I wrote a letter to the editor pointing out Chass' misstatement, but they didn't print it.  I post that letter here for everyone to see, mostly because I don't want the 15 minutes that I spent writing it to go to waste.

To the Editor:

In the sports section of the December 15 issue of the Times, columnist Murray Chass compared Pete Rose’s quest for reinstatement to baseball to the case of another banned player, the late “Shoeless Joe” Jackson.  Chass stated that Jackson, who was suspended from baseball for life in the wake of the 1919 Black Sox scandal, “was cleared of throwing games or taking money from gamblers.”

This assertion is erroneous.  On September 28, 1920, Jackson admitted to a Chicago grand jury that he agreed to help his teammates lose the World Series and accepted $5,000 for doing so.  The relevant part of his testimony appears as follows, with questions asked by assistant district attorney Hartley Replogle:

 Q.  How much did he (chief fixer Chick Gandil) promise you?

A. $20,000 if I would take part.

 Q.  And you said you would?

A. Yes, sir.

 Q.  When did he promise you the $20,000?

A.  It was to be paid after each game.

 Q.  How much?

A.  Split up in some way.  I don't know just how much it amounts to, but during it would amount to $20,000.  Finally (pitcher Lefty) Williams brought me this $5,000, and threw it down.

 Q.  What did you say to Williams when he threw down the $5,000?

A.  I asked him what the hell had come off here.

 That evening, Jackson told a group of reporters that he and the other conspirators had purposely tried to lose the third game of the Series, though they won the game anyway.  “Let me tell you something,” said Jackson, as quoted in the New York Times of September 29, 1920.  “The eight of us did our best to kick it and little Dick Kerr (a non-conspirator) won the game by his pitching.” 

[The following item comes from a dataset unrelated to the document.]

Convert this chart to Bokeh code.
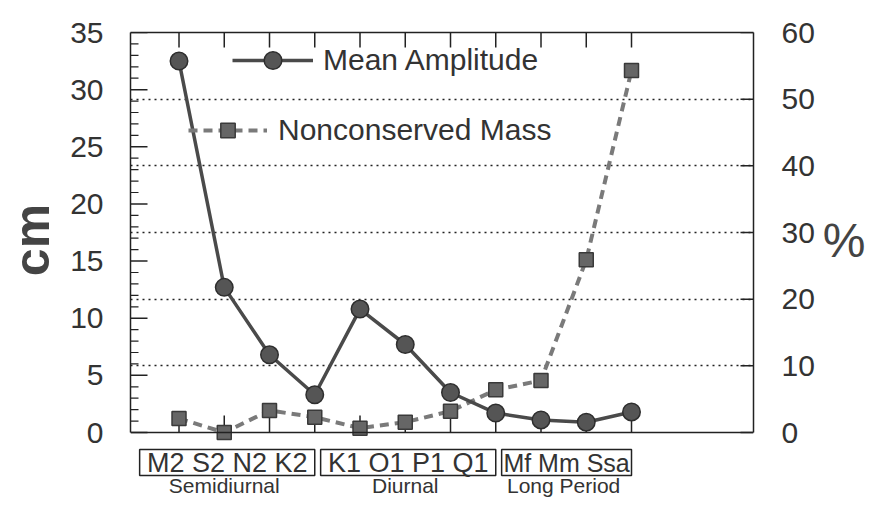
from bokeh.plotting import figure
from bokeh.layouts import column
from bokeh.models import (Range1d, LinearAxis, FixedTicker, Grid, Legend, LegendItem,
                          Span, ColumnDataSource)
from bokeh.core.properties import value
from bokeh.embed import file_html
from bokeh.resources import INLINE

# ---------------- data ----------------
categories = ["M2", "S2", "N2", "K2", "K1", "O1", "P1", "Q1", "Mf", "Mm", "Ssa"]
mean_amplitude_cm = [32.5, 12.7, 6.8, 3.3, 10.8, 7.7, 3.5, 1.7, 1.1, 0.9, 1.8]
nonconserved_mass_pct = [2.1, 0.0, 3.3, 2.3, 0.65, 1.55, 3.2, 6.4, 7.8, 25.9, 54.3]
group_names = ["Semidiurnal", "Diurnal", "Long Period"]
group_sizes = [4, 4, 3]
left_ticks = [0, 5, 10, 15, 20, 25, 30, 35]
left_minor_ticks = list(range(0, 36))
right_ticks = [0, 10, 20, 30, 40, 50, 60]
grid_ticks = [10, 20, 30, 40, 50]

# ---------------- style ----------------
FONT = "Liberation Sans"
INK = "#333333"
FRAME = "#222222"

X0, X1 = -1.072, 12.696
CM_TOP, PCT_TOP = 35, 60
BOX_H = 400                       # pixel height of the 0..35 cm box
BELOW = 15                        # pixels of frame kept below the zero line
PX_X = 623 / (X1 - X0)
PX_CM = BOX_H / CM_TOP
PX_PCT = BOX_H / PCT_TOP

x = list(range(len(categories)))
src = ColumnDataSource(dict(x=x, amp=mean_amplitude_cm, mass=nonconserved_mass_pct, cat=categories))
xr = Range1d(X0, X1)

# ================= main chart =================
p = figure(width=870, height=32 + BOX_H + BELOW, output_backend="svg", toolbar_location=None,
           x_range=xr, y_range=Range1d(-BELOW / PX_CM, CM_TOP),
           x_axis_location=None, y_axis_location=None,
           min_border_left=130, min_border_right=117, min_border_top=32, min_border_bottom=0,
           background_fill_color="white", border_fill_color="white")
p.extra_y_ranges = {"pct": Range1d(-BELOW / PX_PCT, PCT_TOP)}
p.outline_line_color = None
p.xgrid.visible = False
p.ygrid.visible = False

ya = LinearAxis(ticker=FixedTicker(ticks=left_ticks, minor_ticks=[]), bounds=(0, CM_TOP),
                major_tick_in=0, major_tick_out=0, minor_tick_in=0, minor_tick_out=0,
                axis_line_color=FRAME, axis_line_width=1.5,
                major_label_standoff=27, major_label_text_font=FONT,
                major_label_text_font_size="30px", major_label_text_color=INK,
                axis_label="cm", axis_label_standoff=7, axis_label_text_font=FONT,
                axis_label_text_font_style="bold", axis_label_text_font_size="50px",
                axis_label_text_color="#444444")
p.add_layout(ya, "left")

ra = LinearAxis(y_range_name="pct", ticker=FixedTicker(ticks=right_ticks, minor_ticks=[]),
                bounds=(0, PCT_TOP), major_tick_in=0, major_tick_out=0, minor_tick_in=0,
                minor_tick_out=0, axis_line_color=FRAME, axis_line_width=1.5,
                major_label_standoff=28, major_label_text_font=FONT,
                major_label_text_font_size="30px", major_label_text_color=INK,
                axis_label="%", axis_label_orientation="horizontal", axis_label_standoff=5,
                axis_label_text_font=FONT, axis_label_text_font_style="normal",
                axis_label_text_font_size="48px", axis_label_text_color="#444444")
p.add_layout(ra, "right")

# top edge of the box
ta = LinearAxis(ticker=FixedTicker(ticks=[]), major_tick_in=0, major_tick_out=0,
                minor_tick_in=0, minor_tick_out=0, axis_line_color=FRAME, axis_line_width=1.5)
p.add_layout(ta, "above")
# bottom edge of the box (zero line)
p.add_layout(Span(location=0, dimension="width", line_color=FRAME, line_width=1.5))

g = Grid(dimension=1, ticker=FixedTicker(ticks=grid_ticks), y_range_name="pct",
         grid_line_color=FRAME, grid_line_dash="dotted", grid_line_width=1.5)
p.add_layout(g)

# inward tick marks on all four sides
mnr = [t for t in left_minor_ticks if t not in left_ticks]
p.segment(x0=[X0] * len(left_ticks), y0=left_ticks, x1=[X0 + 17 / PX_X] * len(left_ticks),
          y1=left_ticks, line_color=FRAME, line_width=1.5)
p.segment(x0=[X0] * len(mnr), y0=mnr, x1=[X0 + 8 / PX_X] * len(mnr), y1=mnr,
          line_color=FRAME, line_width=1.2)
p.segment(x0=[X1 - 13 / PX_X] * len(right_ticks), y0=right_ticks, x1=[X1] * len(right_ticks),
          y1=right_ticks, y_range_name="pct", line_color=FRAME, line_width=1.5)
p.segment(x0=x, y0=[CM_TOP] * len(x), x1=x, y1=[CM_TOP - 15 / PX_CM] * len(x),
          line_color=FRAME, line_width=1.5)
p.segment(x0=x, y0=[0] * len(x), x1=x, y1=[17 / PX_CM] * len(x),
          line_color=FRAME, line_width=1.5)

# series
mass_line = p.line("x", "mass", source=src, y_range_name="pct", line_color="#7a7a7a",
                   line_width=4, line_dash="9 6")
mass_pts = p.scatter("x", "mass", source=src, y_range_name="pct", marker="square", size=14,
                     fill_color="#666666", line_color="#3a3a3a", line_width=1.5)
amp_line = p.line("x", "amp", source=src, line_color="#4a4a4a", line_width=3.5)
amp_pts = p.scatter("x", "amp", source=src, marker="circle", size=17.5,
                    fill_color="#555555", line_color="#2e2e2e", line_width=1.5)

common = dict(padding=0, margin=0, spacing=0, border_line_color=None, background_fill_alpha=0,
              label_text_font=FONT, label_text_font_size="30px", label_text_color=INK)
leg1 = Legend(items=[LegendItem(label="Mean Amplitude", renderers=[amp_line, amp_pts])],
              location=(102, 365), glyph_width=81, glyph_height=44, label_standoff=10, **common)
leg2 = Legend(items=[LegendItem(label="Nonconserved Mass", renderers=[mass_line, mass_pts])],
              location=(58, 299), glyph_width=79, glyph_height=36, label_standoff=11, **common)
p.add_layout(leg1)
p.add_layout(leg2)

# ================= category boxes strip =================
# y range of the strip runs downward in pixels (447 at top, 497 at bottom)
q = figure(width=870, height=50, output_backend="svg", toolbar_location=None,
           x_range=xr, y_range=Range1d(497, 447),
           x_axis_location=None, y_axis_location=None,
           min_border_left=130, min_border_right=117, min_border_top=0, min_border_bottom=0,
           background_fill_color="white", border_fill_color="white")
q.outline_line_color = None
q.xgrid.visible = False
q.ygrid.visible = False

box_font_sizes = ["27px", "27px", "25px"]
lefts, rights, centers, texts, name_x = [], [], [], [], []
start = 0
for size in group_sizes:
    idx = x[start:start + size]
    lefts.append(idx[0] - 0.87)
    rights.append(idx[-1])
    centers.append((idx[0] - 0.87 + idx[-1]) / 2)
    texts.append(" ".join(categories[start:start + size]))
    name_x.append(sum(idx) / len(idx) - 0.5)
    start += size

q.quad(left=lefts, right=rights, top=[449] * 3, bottom=[475] * 3,
       fill_color=None, line_color=FRAME, line_width=1.5)
for cx, t, fs in zip(centers, texts, box_font_sizes):
    q.text(x=[cx], y=[462], text=[t], text_align="center", text_baseline="middle",
           text_font=value(FONT), text_font_size=fs, text_color=INK)
q.text(x=name_x, y=[484.5] * 3, text=group_names, text_align="center",
       text_baseline="middle", text_font=value(FONT), text_font_size="21px",
       text_color=INK)

open("out.html", "w").write(file_html(column(p, q, spacing=0), INLINE))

 Jackson later denied that he gave less than his best effort on the field, but the fact remains that he received $5,000 from gamblers after the fourth game of the eight-game Series.  He was never “cleared” of anything, and no commissioner of baseball has ever seen fit to reconsider the lifetime suspension that Commissioner Kenesaw M. Landis issued against Jackson and seven of his teammates in 1921.

 Sincerely,

 David L. Fleitz

As I stated in the last chapter of my book, Jackson:

(1) agreed to help his teammates throw the 1919 World Series, and

(2) accepted money for doing so.

Most people, including Murray Chass, still think that Joe was an innocent man, unfairly railroaded out of the game.  In truth, Jackson was more guilty than Pete Rose.  Though I recognize that Rose has to come clean about his gambling before he can be reinstated, I believe that Rose deserves more consideration than Jackson.